Treatments and drugs
Treatment for nephrotic syndrome involves treating any underlying medical condition that may be causing your nephrotic syndrome. Your doctor may also recommend medications that may help control your signs and symptoms or treat complications of nephrotic syndrome. Medications may include:
- Blood pressure medications. Drugs called angiotensin-converting enzyme inhibitors reduce blood pressure and also reduce the amount of protein released in urine. Medications in this category include benazepril (Lotensin), captopril (Capoten) and enalapril (Vasotec). Another group of drugs that works in a similar way is called angiotensin II receptor blockers and includes losartan (Cozaar) and valsartan (Diovan).
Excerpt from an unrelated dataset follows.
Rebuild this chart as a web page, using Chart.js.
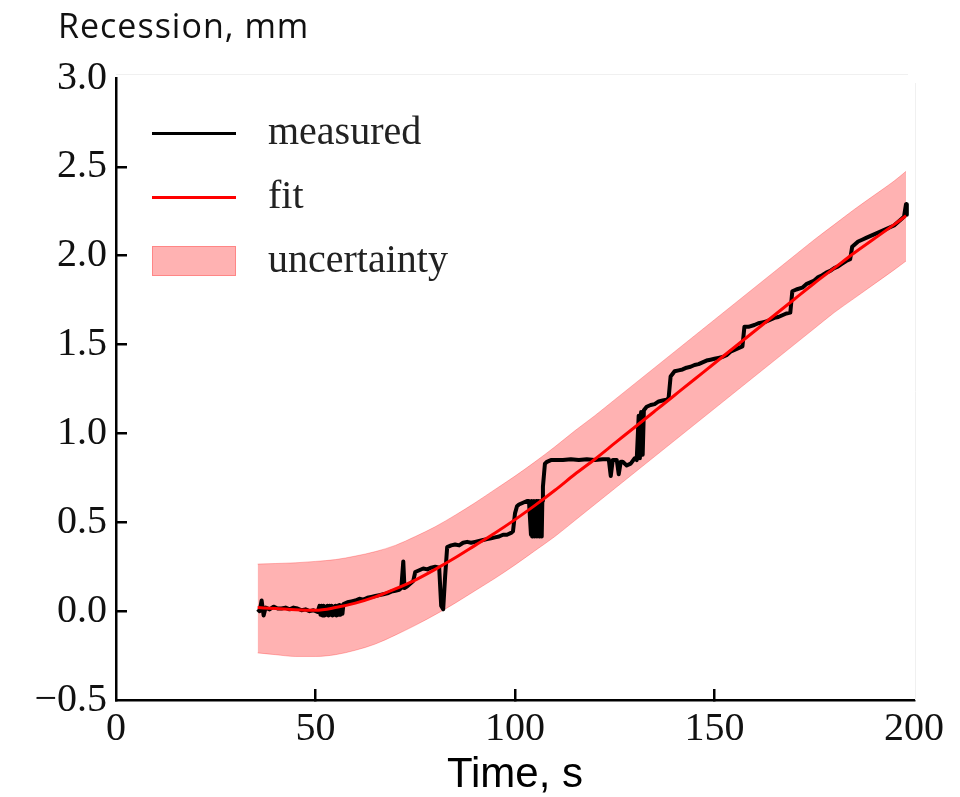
<!DOCTYPE html>
<html>
<head>
<meta charset="utf-8">
<script src="https://cdn.jsdelivr.net/npm/chart.js@4.4.1/dist/chart.umd.min.js"></script>
<style>
  html, body { margin: 0; padding: 0; background: #ffffff; }
  #wrap { width: 960px; height: 797px; }
</style>
</head>
<body>
<div id="wrap"><canvas id="c" width="960" height="797"></canvas></div>
<script>
// ---------------- data ----------------
const yAxisTitle = 'Recession, mm';
const xAxisTitle = 'Time, s';
const seriesLabels = ['measured', 'fit', 'uncertainty'];
const xTicks = [0, 50, 100, 150, 200];
const yTicks = [-0.5, 0.0, 0.5, 1.0, 1.5, 2.0, 2.5, 3.0];

const measuredTime = [
  35.5, 36.0, 36.5, 37.0, 37.5, 38.5, 39.5, 40.5, 41.5, 42.5, 43.5, 44.5, 45.5, 46.5, 47.5, 48.5, 49.5, 50.5,
  51.0, 51.25, 51.5, 51.75, 52.0, 52.25, 52.5, 52.75, 53.0, 53.25, 53.5, 53.75, 54.0, 54.25, 54.5, 54.75,
  55.0, 55.25, 55.5, 55.75, 56.0, 56.25, 56.5, 56.75, 57.0, 58.0, 59.0, 60.0,
  61.0, 62.0, 63.0, 64.0, 65.0, 66.0, 67.0, 68.0, 69.0, 70.0, 71.0, 71.5, 72.0, 72.3, 73.0, 74.0, 74.5,
  75.0, 76.0, 77.0, 78.0, 79.0, 80.0, 81.0, 81.5, 82.0, 82.5, 83.0, 84.0, 85.0, 86.0, 87.0, 88.0, 89.0,
  90.0, 91.0, 92.0, 93.0, 94.0, 95.0, 96.0, 97.0, 98.0, 99.0, 99.5, 100.0, 100.5, 101.0, 102.0, 103.0,
  103.5, 104.0, 104.15, 104.3, 104.45, 104.6, 104.75, 104.9, 105.05, 105.2, 105.35, 105.5, 105.65, 105.8,
  105.95, 106.1, 106.25, 106.4, 106.55, 106.7, 106.85, 107.0, 107.5, 108.0,
  109.0, 110.0, 112.0, 114.0, 116.0, 118.0, 120.0, 122.0, 123.5, 124.0, 124.5, 125.5, 126.0, 126.5,
  127.0, 128.0, 129.0, 130.0, 130.5, 131.0, 131.3, 131.6, 132.0, 132.3, 133.0, 134.0, 135.0, 136.0,
  137.0, 138.0, 138.5, 139.0, 140.0, 141.0, 142.0, 143.0, 144.0, 145.0, 146.0, 147.0, 148.0, 149.0,
  150.0, 151.0, 152.0, 153.0, 154.0, 155.0, 156.0, 157.0, 157.5, 158.5, 160.0, 161.0, 162.0, 163.0,
  164.0, 165.0, 166.0, 167.0, 168.0, 169.0, 169.5, 170.5, 172.0, 173.0, 174.0, 175.0, 176.0, 177.0,
  178.0, 179.0, 180.0, 181.0, 182.0, 183.0, 184.0, 184.5, 185.0, 186.0, 187.0, 188.0, 189.0, 190.0,
  191.0, 192.0, 193.0, 194.0, 195.0, 196.0, 197.0, 197.5, 198.0, 198.2
];
const measuredRecession = [
  0.01, 0.00, 0.06, -0.025, 0.02, 0.01, 0.025, 0.015, 0.015, 0.02, 0.01, 0.02, 0.015, 0.005, 0.01, 0.0, 0.005, -0.005,
  0.03, -0.02, 0.03, -0.025, 0.03, -0.025, 0.025, -0.02, 0.03, -0.025, 0.03, -0.02, 0.03, -0.025, 0.025, -0.02,
  0.03, -0.025, 0.03, -0.02, 0.035, -0.02, 0.03, -0.015, 0.04, 0.05, 0.055, 0.06,
  0.07, 0.065, 0.075, 0.08, 0.085, 0.09, 0.095, 0.10, 0.11, 0.115, 0.12, 0.13, 0.28, 0.13, 0.14, 0.16, 0.17,
  0.22, 0.23, 0.24, 0.235, 0.245, 0.25, 0.245, 0.03, 0.01, 0.20, 0.36, 0.37, 0.375, 0.37, 0.385, 0.39, 0.385,
  0.39, 0.395, 0.40, 0.405, 0.41, 0.415, 0.42, 0.43, 0.43, 0.44, 0.45, 0.55, 0.59, 0.60, 0.61, 0.62,
  0.62, 0.43, 0.62, 0.42, 0.61, 0.43, 0.62, 0.42, 0.61, 0.43, 0.62, 0.42, 0.61, 0.43,
  0.62, 0.42, 0.61, 0.43, 0.62, 0.42, 0.62, 0.70, 0.83, 0.84,
  0.85, 0.85, 0.85, 0.855, 0.85, 0.855, 0.85, 0.855, 0.855, 0.76, 0.85, 0.85, 0.77, 0.84,
  0.84, 0.82, 0.83, 0.86, 0.85, 1.10, 0.86, 1.12, 0.88, 1.13, 1.15, 1.16, 1.165, 1.18,
  1.185, 1.19, 1.20, 1.32, 1.35, 1.355, 1.36, 1.37, 1.375, 1.385, 1.39, 1.40, 1.41, 1.415,
  1.42, 1.425, 1.43, 1.44, 1.46, 1.47, 1.48, 1.49, 1.60, 1.60, 1.61, 1.62, 1.625, 1.63,
  1.64, 1.65, 1.655, 1.665, 1.675, 1.68, 1.80, 1.81, 1.82, 1.84, 1.85, 1.86, 1.88, 1.89,
  1.905, 1.915, 1.93, 1.94, 1.955, 1.97, 1.98, 2.05, 2.06, 2.08, 2.09, 2.10, 2.11, 2.12,
  2.13, 2.14, 2.15, 2.16, 2.17, 2.19, 2.21, 2.22, 2.29, 2.23
];

const fitTime = [35.5, 40, 45, 50, 55, 60, 65, 70, 75, 80, 85, 90, 95, 100, 105, 110, 115, 120, 125, 130,
  135, 140, 145, 150, 155, 160, 165, 170, 175, 180, 185, 190, 195, 198];
const fitRecession = [0.02, 0.015, 0.008, 0.005, 0.02, 0.045, 0.08, 0.125, 0.175, 0.235, 0.30, 0.37, 0.44,
  0.515, 0.595, 0.68, 0.77, 0.855, 0.945, 1.035, 1.125, 1.215, 1.305, 1.395, 1.485, 1.575, 1.665, 1.755,
  1.845, 1.93, 2.015, 2.095, 2.175, 2.225];
const bandUpper = [0.265, 0.268, 0.272, 0.28, 0.29, 0.31, 0.335, 0.37, 0.42, 0.475, 0.54, 0.61, 0.685, 0.76,
  0.84, 0.925, 1.015, 1.10, 1.19, 1.28, 1.37, 1.46, 1.55, 1.64, 1.73, 1.82, 1.91, 2.0, 2.09, 2.175, 2.26,
  2.34, 2.42, 2.475];
const bandLower = [-0.235, -0.245, -0.255, -0.255, -0.245, -0.22, -0.185, -0.135, -0.08, -0.02, 0.045, 0.115,
  0.185, 0.26, 0.34, 0.42, 0.51, 0.60, 0.69, 0.78, 0.87, 0.96, 1.05, 1.14, 1.23, 1.32, 1.41, 1.50, 1.59,
  1.68, 1.76, 1.84, 1.92, 1.97];

// ---------------- build ----------------
const toXY = (xs, ys) => xs.map((x, i) => ({ x: x, y: ys[i] }));
const serif = '"Liberation Serif", "DejaVu Serif", serif';
const BLACK = '#000000', RED = '#ff0000', PINK = 'rgba(255,0,0,0.3)', PINK_EDGE = 'rgba(255,0,0,0.25)';

// legend marker images (84 px wide handles, like the reference legend)
function markerLine(color) {
  const c = document.createElement('canvas'); c.width = 84; c.height = 3;
  const g = c.getContext('2d'); g.fillStyle = color; g.fillRect(0, 0, 84, 3); return c;
}
function markerPatch(fill, edge) {
  const c = document.createElement('canvas'); c.width = 84; c.height = 30;
  const g = c.getContext('2d'); g.fillStyle = fill; g.fillRect(0, 0, 84, 30);
  g.strokeStyle = edge; g.lineWidth = 1; g.strokeRect(0.5, 0.5, 83, 29); return c;
}
const legendMarkers = [markerLine(BLACK), markerLine(RED), markerPatch(PINK, PINK_EDGE)];

const extrasPlugin = {
  id: 'extras',
  afterLayout(chart) {
    // place the legend block inside the axes like the reference
    const lg = chart.legend, a = chart.chartArea;
    if (lg && a) {
      const h = lg.height, w = lg.width;
      lg.left = a.left; lg.top = a.top + 11;
      lg.right = lg.left + w; lg.bottom = lg.top + h;
    }
  },
  beforeDatasetsDraw(chart) {
    const { ctx, chartArea: a } = chart;
    ctx.save();
    ctx.strokeStyle = '#f0f0f0';
    ctx.lineWidth = 1;
    ctx.beginPath();
    ctx.moveTo(a.left, a.top - 3.5); ctx.lineTo(a.right - 6, a.top - 3.5);
    ctx.moveTo(a.right + 1.5, a.top + 5); ctx.lineTo(a.right + 1.5, a.bottom);
    ctx.stroke();
    ctx.restore();
  },
  afterDraw(chart) {
    const ctx = chart.ctx;
    ctx.save();
    ctx.font = '34px "Open Sans", "Noto Sans", sans-serif';
    try { ctx.letterSpacing = '1px'; } catch (e) {}
    ctx.fillStyle = '#111';
    ctx.textBaseline = 'alphabetic';
    ctx.textAlign = 'left';
    ctx.fillText(yAxisTitle, 58, 38);
    ctx.restore();
  }
};

const fmtY = v => (v < 0 ? '\u2212' : '') + Math.abs(v).toFixed(1);

new Chart(document.getElementById('c'), {
  type: 'line',
  data: {
    datasets: [
      { label: seriesLabels[0], data: toXY(measuredTime, measuredRecession), borderColor: BLACK,
        backgroundColor: BLACK, borderWidth: 4, pointRadius: 0, tension: 0, order: 1, fill: false,
        borderJoinStyle: 'round' },
      { label: seriesLabels[1], data: toXY(fitTime, fitRecession), borderColor: RED,
        backgroundColor: RED, borderWidth: 3, pointRadius: 0, tension: 0.4,
        cubicInterpolationMode: 'monotone', order: 0, fill: false },
      { label: seriesLabels[2], data: toXY(fitTime, bandUpper), borderColor: PINK_EDGE,
        backgroundColor: PINK, borderWidth: 1, pointRadius: 0,
        cubicInterpolationMode: 'monotone', order: 2, fill: '+1' },
      { label: 'lower', data: toXY(fitTime, bandLower), borderColor: PINK_EDGE,
        backgroundColor: PINK, borderWidth: 1, pointRadius: 0,
        cubicInterpolationMode: 'monotone', order: 3, fill: false }
    ]
  },
  options: {
    responsive: false,
    animation: false,
    devicePixelRatio: 1,
    layout: { padding: { top: 78, right: 44, left: 0, bottom: 0 } },
    plugins: {
      tooltip: { enabled: false },
      title: { display: false },
      legend: {
        display: true,
        position: 'chartArea',
        align: 'start',
        labels: {
          usePointStyle: true,
          pointStyleWidth: 108,
          boxWidth: 108,
          boxHeight: 30,
          padding: 24,
          color: '#222',
          font: { family: serif, size: 40 },
          filter: item => item.datasetIndex !== 3,
          sort: (a, b) => a.datasetIndex - b.datasetIndex,
          generateLabels: chart => {
            const items = Chart.defaults.plugins.legend.labels.generateLabels(chart);
            items.forEach(it => { if (legendMarkers[it.datasetIndex]) it.pointStyle = legendMarkers[it.datasetIndex]; });
            return items;
          }
        }
      }
    },
    scales: {
      x: {
        type: 'linear', min: 0, max: 200,
        afterFit: s => { s.height = 97; },
        afterBuildTicks: s => { s.ticks = xTicks.map(v => ({ value: v })); },
        ticks: { color: '#111', padding: 16, font: { family: serif, size: 40, lineHeight: 1.2 }, maxRotation: 0,
                 callback: v => String(v) },
        grid: { drawOnChartArea: false, drawTicks: true, tickLength: -11, lineWidth: 2.5,
                color: c => (c.tick && (c.tick.value === 200 || c.tick.value === 0)) ? 'rgba(0,0,0,0)' : '#000' },
        border: { display: true, color: '#000', width: 2.5 },
        title: { display: true, text: xAxisTitle, color: '#000',
                 font: { family: '"Liberation Sans", Arial, sans-serif', size: 42, lineHeight: 1 },
                 padding: { top: 0, bottom: 1 } }
      },
      y: {
        type: 'linear', min: -0.5, max: 3.0,
        afterFit: s => { s.width = 116; },
        afterBuildTicks: s => { s.ticks = yTicks.map(v => ({ value: v })); },
        ticks: { color: '#111', padding: 20, font: { family: serif, size: 40, lineHeight: 1.2 }, callback: fmtY },
        grid: { drawOnChartArea: false, drawTicks: true, tickLength: -11, lineWidth: 2.5,
                color: c => (c.tick && (c.tick.value === 3 || c.tick.value === -0.5)) ? 'rgba(0,0,0,0)' : '#000' },
        border: { display: true, color: '#000', width: 2.5 }
      }
    }
  },
  plugins: [extrasPlugin]
});
</script>
</body>
</html>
- Water pills. Water pills (diuretics) help control swelling by increasing your kidneys’ fluid output. Diuretic medications include furosemide (Lasix) and spironolactone (Aldactone).
- Cholesterol-reducing medications. Medications called statins can help lower cholesterol levels. However, it’s currently unclear whether or not cholesterol-lowering medications can specifically improve the outcomes of people with nephrotic syndrome, such as avoiding heart attacks or decreasing the risk of early death. Statins include atorvastatin (Lipitor), fluvastatin (Lescol), lovastatin (Altoprev, Mevacor), pravastatin (Pravachol), rosuvastatin (Crestor) and simvastatin (Zocor).
- Blood thinners. Medications called anticoagulants help decrease your blood’s ability to clot and reduce your risk of developing blood clots. Anticoagulants include heparin or warfarin (Coumadin).
- Immune system-suppressing medications. Medications to control the immune system, such as corticosteroids, may decrease the inflammation that accompanies certain kidney disorders, such as minimal change disease.